High Court Reaffirms ERISA Plan Fiduciary Duty to Monitor Plan Options and Remove Imprudent Ones

Yesterday, the U.S. Supreme Court decided Hughes v. Nw. Univ., No. 19-1401, __S.Ct.__, 2022 WL 199351 (U.S. Jan. 24, 2022), with the opinion for the unanimous Court delivered by Justice Sotomayor (Justice Barrett took no part in the decision). This decision will have a huge impact in litigation involving the management of defined-contribution retirement plans.

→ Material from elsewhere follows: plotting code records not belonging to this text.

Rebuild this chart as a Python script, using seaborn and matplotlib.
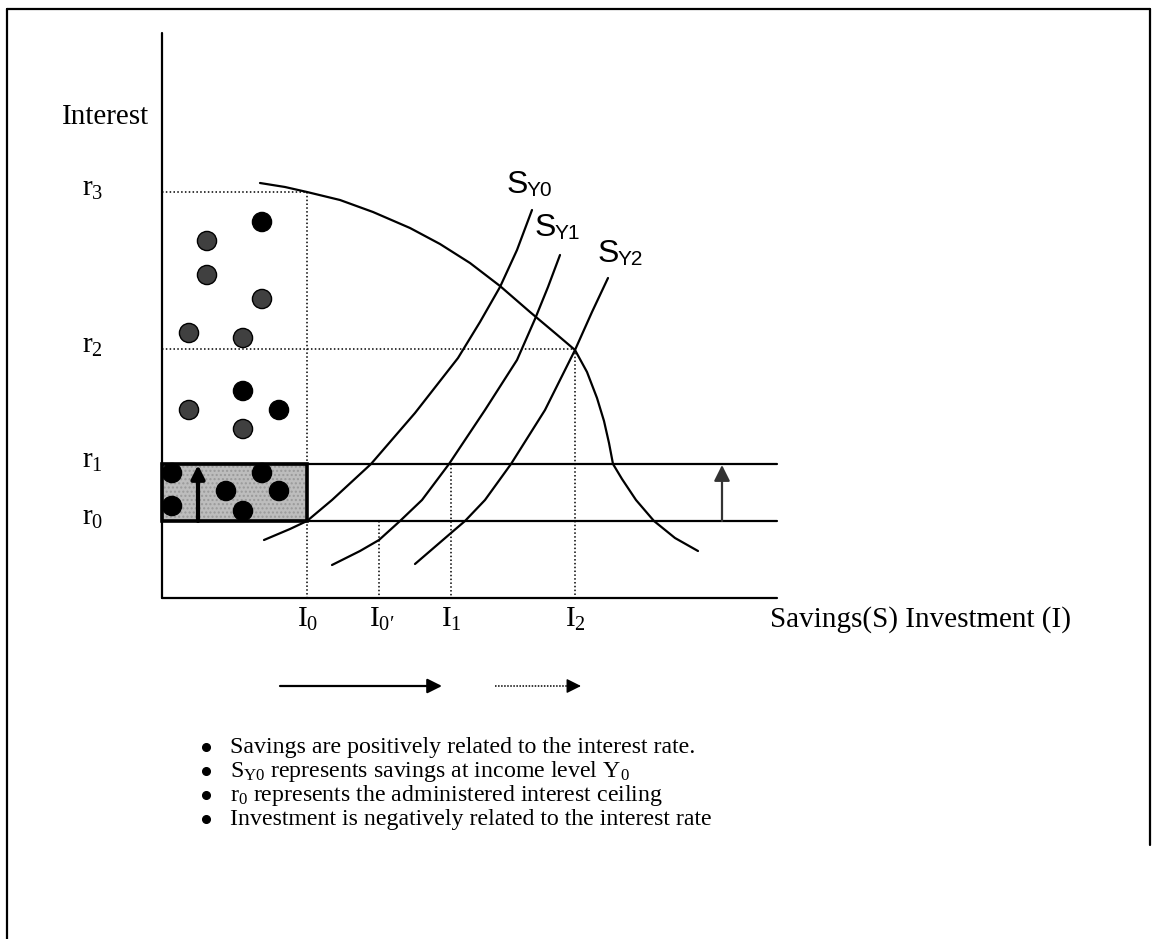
import numpy as np
import pandas as pd
import matplotlib
matplotlib.use("Agg")
import matplotlib.pyplot as plt
import seaborn as sns

sns.set_theme(style="white")
plt.rcParams['font.family'] = ['Liberation Serif', 'DejaVu Serif']
plt.rcParams['text.color'] = 'black'
plt.rcParams['mathtext.fontset'] = 'custom'
plt.rcParams['mathtext.rm'] = 'Liberation Serif'
plt.rcParams['mathtext.it'] = 'Liberation Serif:italic'
plt.rcParams['mathtext.sf'] = 'Liberation Sans'

# ---------------- data (pixel-space diagram coordinates) ----------------
rate_labels = ['r$_3$', 'r$_2$', 'r$_1$', 'r$_0$']
rate_y = [192, 349, 464, 521]

inv_labels = ['I$_0$', "I$_{0\u2032}$", 'I$_1$', 'I$_2$']
inv_x = [307, 379, 451, 575]

# savings curves
sy0_x = [264, 290, 307, 332, 371, 415, 458, 480, 500, 517, 532]
sy0_y = [540, 529, 521, 500, 464, 413, 358, 322, 287, 250, 210]
sy1_x = [332, 360, 379, 400, 422, 449, 485, 517, 535, 548, 560]
sy1_y = [565, 551, 540, 521, 500, 464, 410, 360, 319, 287, 255]
sy2_x = [415, 451, 465, 485, 511, 545, 575, 592, 608]
sy2_y = [564, 533, 521, 500, 464, 410, 350, 312, 278]
sy_labels = ['Y0', 'Y1', 'Y2']
sy_label_x = [507, 535, 598]
sy_label_y = [193, 236, 262]

# investment curve
inv_curve_x = [260, 285, 307, 340, 373, 410, 440, 470, 500, 530, 555, 575, 587,
               597, 604, 609, 613, 622, 636, 654, 675, 698]
inv_curve_y = [183, 187, 192, 200, 212, 228, 244, 263, 286, 312, 333, 350, 372,
               398, 421, 443, 464, 479, 500, 521, 538, 551]

# dots
dot_x = [262, 207, 207, 262, 189, 243, 243, 189, 279, 243, 172, 172, 226, 243, 262, 279]
dot_y = [222, 241, 275, 299, 333, 338, 391, 410, 410, 429, 473, 506, 491, 511, 473, 491]
dot_tone = ['black', 'gray', 'gray', 'gray', 'gray', 'gray',
            'black', 'gray', 'black', 'gray',
            'black', 'black', 'black', 'black', 'black', 'black']

bullets = [
    "Savings are positively related to the interest rate.",
    "S$_{\\mathrm{Y0}}$ represents savings at income level Y$_0$",
    "r$_0$ represents the administered interest ceiling",
    "Investment is negatively related to the interest rate",
]

# ---------------- figure ----------------
W, H = 1158, 939
fig = plt.figure(figsize=(W / 100, H / 100), dpi=100)
ax = fig.add_axes([0, 0, 1, 1])

# outer frame
ax.plot([7, 7], [9, H], color='black', lw=1.6)
ax.plot([7, 1150], [9, 9], color='black', lw=1.6)
ax.plot([1150, 1150], [9, 845], color='black', lw=1.6)

x_axis_y = 598
y_axis_x = 162
axis_right = 777

# axes
ax.plot([y_axis_x, y_axis_x], [33, x_axis_y], color='black', lw=1.6)
ax.plot([y_axis_x, axis_right], [x_axis_y, x_axis_y], color='black', lw=1.6)

# r0 and r1 solid lines
for yy in rate_y[2:]:
    ax.plot([y_axis_x, axis_right], [yy, yy], color='black', lw=1.6)

# dotted guide lines
dot_kw = dict(color='black', lw=1.1, ls=(0, (1, 1.5)))
ax.plot([y_axis_x, inv_x[0]], [rate_y[0], rate_y[0]], **dot_kw)
ax.plot([inv_x[0], inv_x[0]], [rate_y[0], x_axis_y], **dot_kw)
ax.plot([y_axis_x, inv_x[3]], [rate_y[1], rate_y[1]], **dot_kw)
ax.plot([inv_x[3], inv_x[3]], [rate_y[1], x_axis_y], **dot_kw)
ax.plot([inv_x[1], inv_x[1]], [rate_y[3], x_axis_y], **dot_kw)
ax.plot([inv_x[2], inv_x[2]], [rate_y[2], x_axis_y], **dot_kw)

# shaded box
ax.add_patch(plt.Rectangle((y_axis_x, rate_y[2]), inv_x[0] - y_axis_x, rate_y[3] - rate_y[2],
                           facecolor='#bdbdbd', edgecolor='none', zorder=1))
ax.add_patch(plt.Rectangle((y_axis_x, rate_y[2]), inv_x[0] - y_axis_x, rate_y[3] - rate_y[2],
                           facecolor='none', edgecolor='#9a9a9a', hatch='....', lw=0, zorder=1.5))
ax.add_patch(plt.Rectangle((y_axis_x, rate_y[2]), inv_x[0] - y_axis_x, rate_y[3] - rate_y[2],
                           facecolor='none', edgecolor='black', lw=2.6, zorder=4))

# dots
dots = pd.DataFrame({'x': dot_x, 'y': dot_y, 'tone': dot_tone})
sns.scatterplot(data=dots, x='x', y='y', hue='tone',
                palette={'black': 'black', 'gray': '#404040'},
                s=190, edgecolor='black', linewidth=1.0, legend=False, ax=ax, zorder=3)

# curves
for cx, cy in [(sy0_x, sy0_y), (sy1_x, sy1_y), (sy2_x, sy2_y), (inv_curve_x, inv_curve_y)]:
    sns.lineplot(x=cx, y=cy, sort=False, estimator=None, color='black', lw=1.6, ax=ax)

ax.set_xlim(0, W)
ax.set_ylim(H, 0)
ax.axis('off')

# arrows
ax.annotate('', xy=(198, rate_y[2] + 1), xytext=(198, rate_y[3]),
            arrowprops=dict(arrowstyle='-|>', lw=3, color='black', mutation_scale=20,
                            shrinkA=0, shrinkB=0), zorder=5)
ax.annotate('', xy=(722, rate_y[2] + 1), xytext=(722, rate_y[3]),
            arrowprops=dict(arrowstyle='-|>', lw=1.6, color='#333333', mutation_scale=24,
                            shrinkA=0, shrinkB=0))
ax.annotate('', xy=(442, 686), xytext=(280, 686),
            arrowprops=dict(arrowstyle='-|>', lw=1.6, color='black', mutation_scale=22,
                            shrinkA=0, shrinkB=0))
ax.plot([495, 572], [686, 686], color='black', lw=1.1, ls=(0, (1, 1)))
ax.annotate('', xy=(581, 686), xytext=(570, 686),
            arrowprops=dict(arrowstyle='-|>', lw=1.0, color='black', mutation_scale=22,
                            shrinkA=0, shrinkB=0))

# text
fs = 21
ax.text(62, 124, 'Interest', fontsize=fs, va='baseline', ha='left')
for lab, yy in zip(rate_labels, rate_y):
    ax.text(82, yy + 4, lab, fontsize=fs, va='baseline', ha='left')
for lab, xx in zip(inv_labels, inv_x):
    ax.text(xx - 10, 627, lab, fontsize=fs, va='baseline', ha='left')
ax.text(770, 627, 'Savings(S) Investment (I)', fontsize=fs, va='baseline', ha='left')

for lab, xx, yy in zip(sy_labels, sy_label_x, sy_label_y):
    ax.text(xx, yy, 'S', fontsize=23, va='baseline', ha='left', family='Liberation Sans')
    ax.text(xx + 20, yy + 3, lab, fontsize=15, va='baseline', ha='left', family='Liberation Sans')

by = [753, 777, 801, 825]
for t, yy in zip(bullets, by):
    ax.plot([206], [yy - 6], marker='o', ms=5.5, color='black', ls='none')
    ax.text(230, yy, t, fontsize=17.2, va='baseline', ha='left')

fig.savefig('out.png', dpi=100)
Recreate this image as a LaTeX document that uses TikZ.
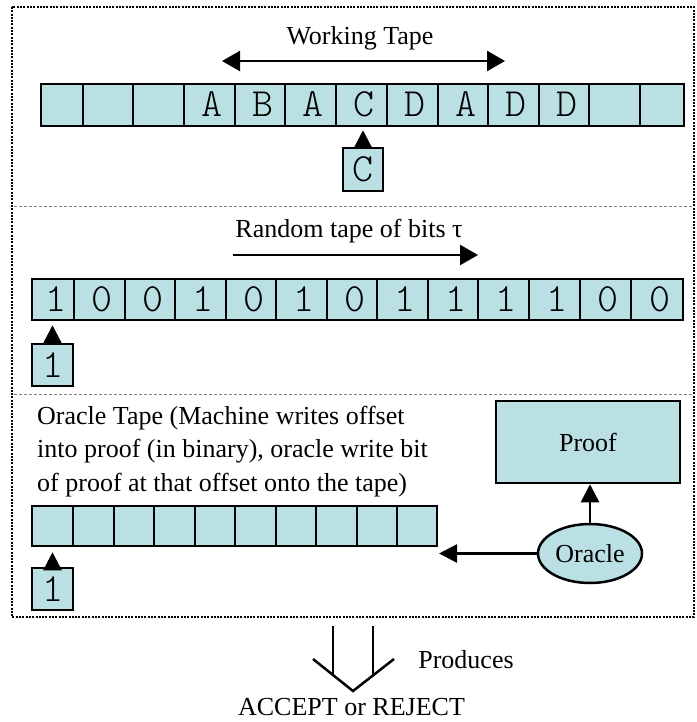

Petitioners are participants in defined-contribution retirement plans offered by Northwestern University. They sued Respondents (collectively, “Northwestern”) under the Employee Retirement Income Security Act of 1974 (ERISA), 88 Stat. 829, as amended, 29 U.S.C. § 1001 et seq. for violating their duty of prudence in the selection and management of investment options and paying excessive recordkeeping fees. They alleged that Northwestern offered many mutual funds and annuities in the form of “retail” share classes that carried high fees than those charged by otherwise identical “institutional” share classes of the same investments which were available to Northwestern as a large investor. By offering too many investment options (over 400 total), Petitioners alleged that this caused participant confusion and poor investment decisions. The District Court and the Seventh Circuit Court of Appeals decided in favor of Northwestern, “relying on the participants’ ultimate choice over their investments to excuse allegedly imprudent decisions.” The Supreme Court found this to be an error. The Seventh Circuit focused too much on investor choice and not on Northwestern’s duty to remove imprudent investments from the plan within a reasonable time.

In Tibble v. Edison Int’l, 575 U.S. 523, 135 S. Ct. 1823, 191 L. Ed. 2d 795 (2015), another case involving allegations of imprudence with respect to defined-contribution plans, the Court explained that a fiduciary breaches the duty of prudence by failing to properly monitor investments and remove imprudent ones. Tibble’s guidance applies here. “[E]ven in a defined-contribution plan where participants choose their investments, plan fiduciaries are required to conduct their own independent evaluation to determine which investments may be prudently included in the plan’s menu of options.” The Court vacated the judgment with instructions that the Seventh Circuit should consider whether Petitioners plausibly alleged a violation of the duty of prudence.